是他多心了吗?这趟旅行,她看来应该是玩得很开心啊。不该有什么遗憾之处。
或者,因为想到又要回到日常生活,才忍不住懊恼?比起她在澳洲又爬铁桥,又潜水又冲浪的冒险经历,医院的工作对她而言大概是有些无聊。
可当她帮忙机上心绞痛发作的病人时。那专业的架势与温柔的神态又无意中流露了她对医护工作的热爱,就像他一样,虽然喜欢自己的工作与生活,却也偶尔忍不住想抛开一切,远走他乡,
他唇角缓缓一勾,微笑了。
这矛盾的女人,还真有些意思呢。
他想,拉起行李箱,一手捧著礼物,缓缓踏出机场大厅的玻璃门,招了辆计程车,一路直奔台北。
他没直接回自己的公寓,反而要司机开往胡家。来应门的是胡蝶兰的母亲,一看见是他,老人的身子明显一晃,连忙紧抓住门扉。
“怎么啦?胡妈妈。”他蹙眉打量她过於苍白的脸色,“你精神看起来不大好。生病了吗?”
“我--”胡母说不出话来,忽地掩嘴哽咽,踉跄转身。
沈修篁直觉有异,跟著她走进屋里。客厅的沙发上,胡蝶兰的父亲颓然半躺,脸色同样灰败。
“胡伯伯。”他喊了一声,张望了一下室内,“小兰呢?还在美国?”
就在他出差前一个礼拜,胡蝶兰也去了美国,说要在舅舅家住一阵子。
“她--”胡父张嘴像要说些什么,可唇瓣一颤,终究什么也没说。
沈修篁愈发觉得不对劲,“她还好吧?没事吧?是不是在美国玩太累了?该不会又生病住院了吧?”
“她……没住院,只是--”
“只是什么?”沈修篁瞪著胡父胡母,让两人欲言又止的表情弄得心烦意乱,忽地掏出手叽,直拨胡蝶兰的号码。
传来的,却是对方已关机的讯息。
“她没开机?怎么回事?”他追问两个老人家,“我前两天还打电话给她,她说在舅舅家玩得很开心的啊。”
“她--”两个老人对望一眼,神态都是凄然,胡母甚至忍不住饮泣出声,胡父则是在深呼吸几口后,终於颤颤开口。
“她出车祸了。”
“什么?”沈修篁身子一僵,不敢相信自己的耳朵。
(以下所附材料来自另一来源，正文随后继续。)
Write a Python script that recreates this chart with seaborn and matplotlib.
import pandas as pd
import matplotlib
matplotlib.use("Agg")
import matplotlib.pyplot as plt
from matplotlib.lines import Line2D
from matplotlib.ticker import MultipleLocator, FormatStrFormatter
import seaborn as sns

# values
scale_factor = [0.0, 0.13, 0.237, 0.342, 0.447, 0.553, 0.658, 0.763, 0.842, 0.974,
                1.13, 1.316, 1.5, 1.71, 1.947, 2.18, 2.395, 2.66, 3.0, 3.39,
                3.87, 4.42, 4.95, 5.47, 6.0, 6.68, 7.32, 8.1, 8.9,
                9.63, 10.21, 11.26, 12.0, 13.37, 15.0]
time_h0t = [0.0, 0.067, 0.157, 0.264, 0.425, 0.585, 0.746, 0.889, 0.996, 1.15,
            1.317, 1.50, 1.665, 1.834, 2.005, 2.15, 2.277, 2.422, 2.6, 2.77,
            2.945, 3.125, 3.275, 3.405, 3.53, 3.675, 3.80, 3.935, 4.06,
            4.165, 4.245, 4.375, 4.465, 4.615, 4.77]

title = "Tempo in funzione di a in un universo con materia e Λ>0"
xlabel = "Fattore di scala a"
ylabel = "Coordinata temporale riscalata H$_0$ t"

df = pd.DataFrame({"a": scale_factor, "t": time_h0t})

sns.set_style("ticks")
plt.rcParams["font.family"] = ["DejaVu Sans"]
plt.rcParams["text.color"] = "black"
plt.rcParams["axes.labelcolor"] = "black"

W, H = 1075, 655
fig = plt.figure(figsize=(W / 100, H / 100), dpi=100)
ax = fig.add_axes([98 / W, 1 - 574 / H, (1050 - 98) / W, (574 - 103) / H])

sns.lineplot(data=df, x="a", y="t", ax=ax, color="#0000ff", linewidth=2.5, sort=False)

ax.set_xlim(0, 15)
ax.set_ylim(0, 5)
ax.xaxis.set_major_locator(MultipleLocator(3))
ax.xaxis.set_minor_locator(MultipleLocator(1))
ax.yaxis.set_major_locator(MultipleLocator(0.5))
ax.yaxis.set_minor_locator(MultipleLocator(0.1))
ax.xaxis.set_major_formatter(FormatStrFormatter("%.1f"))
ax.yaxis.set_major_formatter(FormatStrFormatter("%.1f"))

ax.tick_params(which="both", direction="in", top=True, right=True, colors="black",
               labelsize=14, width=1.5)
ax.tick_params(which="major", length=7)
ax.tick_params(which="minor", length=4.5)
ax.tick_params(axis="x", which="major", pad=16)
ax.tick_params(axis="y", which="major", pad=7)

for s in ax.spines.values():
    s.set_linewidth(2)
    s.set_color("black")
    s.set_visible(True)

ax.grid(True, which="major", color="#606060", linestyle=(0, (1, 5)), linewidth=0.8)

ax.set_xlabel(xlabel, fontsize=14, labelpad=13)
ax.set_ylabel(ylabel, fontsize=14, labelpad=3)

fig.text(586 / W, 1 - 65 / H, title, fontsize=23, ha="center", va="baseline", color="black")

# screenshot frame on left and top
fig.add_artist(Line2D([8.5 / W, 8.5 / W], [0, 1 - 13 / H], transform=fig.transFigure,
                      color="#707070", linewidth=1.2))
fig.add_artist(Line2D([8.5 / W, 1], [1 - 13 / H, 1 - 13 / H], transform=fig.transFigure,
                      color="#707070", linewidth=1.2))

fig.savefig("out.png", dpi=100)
好半晌,他才哑著嗓音问,“她……没事吧?”一双眼惊疑不定地轮流注视胡家父母,期待两人给他一个安心的答案。
可回应他的,只是一片沈寂。
让人捉狂的沈寂--
“你们……你们说话啊!”他颤著声嗓,“告诉拔小兰现在怎样了?告诉我啊,告诉我--”
“修篁!”在他狂乱的逼问了,胡母再也压抑不住心伤,她扑到他怀里,哀哀哭嚎,“她死了。小兰……死了--”
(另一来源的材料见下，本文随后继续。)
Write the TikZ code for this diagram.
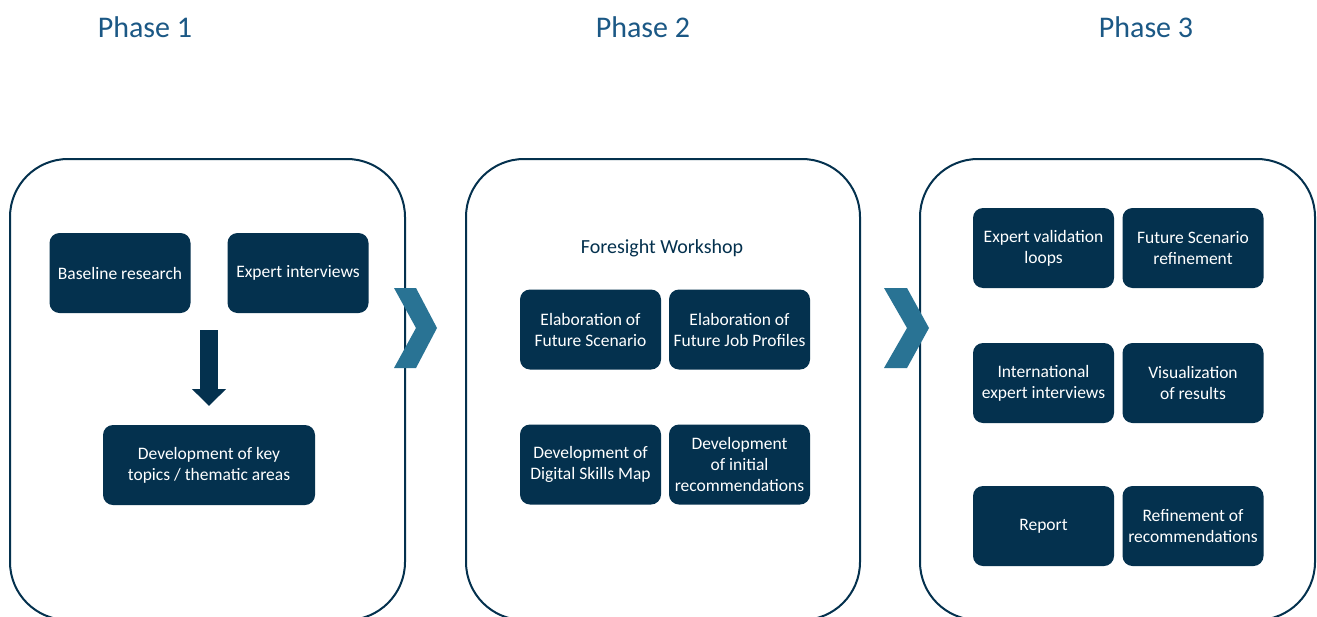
\documentclass[tikz,border=0pt]{standalone}
\usepackage{fontspec}
\setmainfont{Carlito}
\usetikzlibrary{arrows.meta}
\definecolor{navy}{RGB}{4,49,78}
\definecolor{chev}{RGB}{41,115,148}
\definecolor{phasecol}{RGB}{27,88,133}
\tikzset{
  phasebox/.style={draw=navy, line width=2pt, rounded corners=58pt},
  taskbox/.style={fill=navy, rounded corners=10pt, text=white, align=center,
    minimum width=141pt, minimum height=80pt, inner sep=0pt,
    font=\fontsize{17.5}{21}\selectfont},
  phaselabel/.style={text=phasecol, font=\fontsize{30}{34}\selectfont, inner sep=0pt},
  chevron/.style={fill=chev, draw=none},
  blockarrow/.style={draw=navy, line width=18pt, line cap=butt,
    -{Triangle[width=33pt,length=17pt]}}
}
\begin{document}
\begin{tikzpicture}[x=1pt,y=-1pt]
\useasboundingbox (0,0) rectangle (1317,616);
\clip (0,0) rectangle (1317,616);
\fill[white] (0,0) rectangle (1317,616);
% phase labels
\node[phaselabel] (ph1) at (145,27) {Phase 1};
\node[phaselabel] (ph2) at (643,27) {Phase 2};
\node[phaselabel] (ph3) at (1146,27) {Phase 3};
% phase containers
\draw[phasebox] (10,159) rectangle (405,620);
\draw[phasebox] (466,159) rectangle (860,620);
\draw[phasebox] (920,159) rectangle (1315,620);
% chevrons
\fill[chevron] (394,288) -- (416,288) -- (437,328) -- (416,368) -- (394,368) -- (416,328) -- cycle;
\fill[chevron] (884,288) -- (907,288) -- (929,328) -- (907,368) -- (884,368) -- (907,328) -- cycle;
% phase 1
\node[taskbox] (base) at (120,273) {Baseline research};
\node[taskbox] (expert) at (298,273) {Expert interviews};
\node[taskbox, minimum width=212pt] (keytopics) at (209,465) {Development of key\\topics / thematic areas};
\coordinate (arrs) at (209,330);
\coordinate (arre) at (209,406);
\draw[blockarrow] (arrs) -- (arre);
% phase 2
\node[text=navy, font=\fontsize{20}{24}\selectfont, inner sep=0pt] (fw) at (662,248) {Foresight Workshop};
\node[taskbox] (elabfs) at (590.5,329.5) {Elaboration of\\Future Scenario};
\node[taskbox] (elabjp) at (739.5,329.5) {Elaboration of\\Future Job Profiles};
\node[taskbox] (devdsm) at (590.5,464.5) {Development of\\Digital Skills Map};
\node[taskbox] (devrec) at (739.5,464.5) {Development\\of initial\\recommendations};
% phase 3
\node[taskbox] (evl) at (1043.5,248) {Expert validation\\loops};
\node[taskbox] (fsr) at (1193,248) {Future Scenario\\refinement};
\node[taskbox] (iei) at (1043.5,383) {International\\expert interviews};
\node[taskbox] (vis) at (1193,383) {Visualization\\of results};
\node[taskbox] (rep) at (1043.5,526) {Report};
\node[taskbox] (ror) at (1193,526) {Refinement of\\recommendations};
\end{tikzpicture}
\end{document}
沈修篁一震。一直捧在手中的礼盒落了地,隐隐传出碎裂声。
那沈闷的声响,像一把天外飞来的利刃,不经意扎入他胸口,教他痛得忘了怎么呼吸--
第三章
时光,在茫然迷惘中悄然飞逝。转瞬已是一年。
这一年,沈修篁宛如一具行昆走肉,瘦削的脸上丝毫不见昔日的风采,深凹的眼里,反照的也只是一片空白。
他什么也看不见。
即使被两个好友强拉来高尔夫球场,即使他也木然地跟著挥杆打球,即使他在打不好时也懂得自嘲几句,可明眼人都看得出,他对这一切,全然无心。
他的心,早在一年前随著青梅竹马的女友离去。
她死了,他的心也跟著死了,至今仍毫无苏活的迹象。
看著他宛如木头人的背影,他的两个好友--白礼熙与卓尔春只能相对苦笑。
这两年他们俩都被公司调派大陆工作,几个死党难得聚在一起打高尔夫球,本来以为会是一场欢乐聚会,没想到沈修篁却如此消沈。
“都过了一年了,他还是那个样。”卓尔春叹息。
“再这样下去怎么办?”白礼熙也忍不住忧心,攒紧剑眉,“他总不能一辈子活在过去吧,总要有个人让他走出来。”
可谁有这般能耐?两人想了半天,怎么也找不出合适人选。连沈父沈母都不能劝回自己的儿子了,何况他们这两个长年待在北京工作的朋友?
“你说帮他介绍个新女朋友怎样?”卓尔春问。